Based on a graphic novel and vaguely the sequel to a film made a couple of years earlier, this movie is a fine example of mad, unrestrained Japanese cinema of the 1970s – something that until recently was almost entirely unknown in the West, and even now has barely been touched on by UK and US distributors of cult cinema. It’s unsurprising, as films like this are so utterly demented that they are unlikely to appeal to anyone outside a niche audience. In truth though, Wolf Guy isn’t quite as mad as the synopsis suggests – certainly, there is a whacked-out premise and lots of ludicrously eccentric plot developments along the way, but over the 90-odd minutes of Kazuhiko Yamaguchi’s film, this all makes a certain sense.

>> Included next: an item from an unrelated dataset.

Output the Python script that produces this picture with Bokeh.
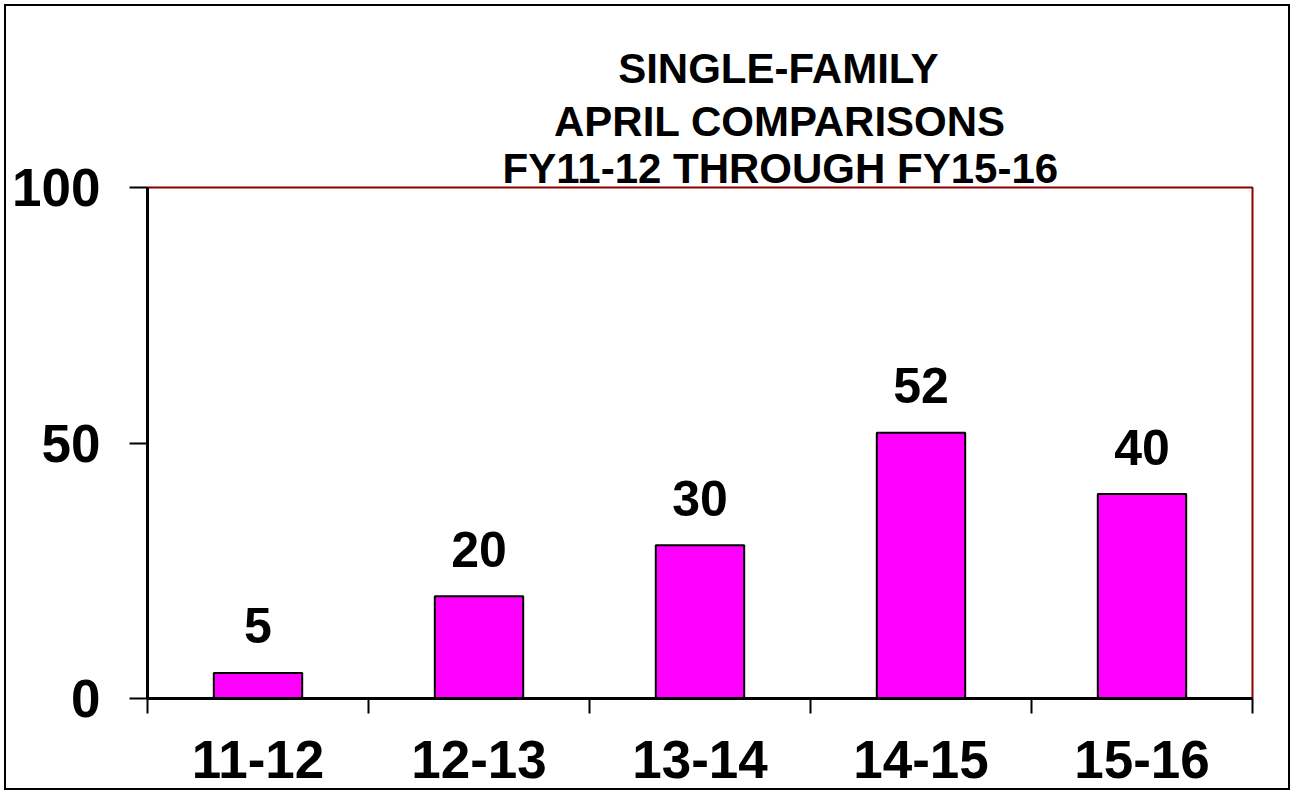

Chiba makes for a solid hero as usual and carries the film almost single-handed – few of the other characters are developed beyond being plot devices, and the story jumps about so much that he ends up being the only constant. But fans of cinematic excess will be thrilled by this. From the start, there is the sort of splashy gore that you only find in Japanese films of the era (gushing, blood spurting wounds that the camera lingers on for ages) and the film revels in gratuitous nudity. The prog-funk score is to be savoured, the dialogue delicious (when the police calmly announce that the coroner has declared the cause of death to be a demon and no one so much as raises an eyebrow, you know that you are not in for a normal story) and the non-stop action makes this an entertaining, if often confusing, romp.
But the lack of a werewolf is baffling. Everyone loves a werewolf, and why on Earth you’d make a film about one only to not feature any transformations is beyond me. But I guess it adds to the general eccentricity of the whole affair.
Wolf Guy is not for everyone – but if you’ve enjoyed the Female Prisoner Scorpion or Stray Cat Rock series, you might well find this to your taste, and even if you are unfamiliar with those films, if you like your movies incredible and strange, then this should be just the thing for a booze-enhanced evening.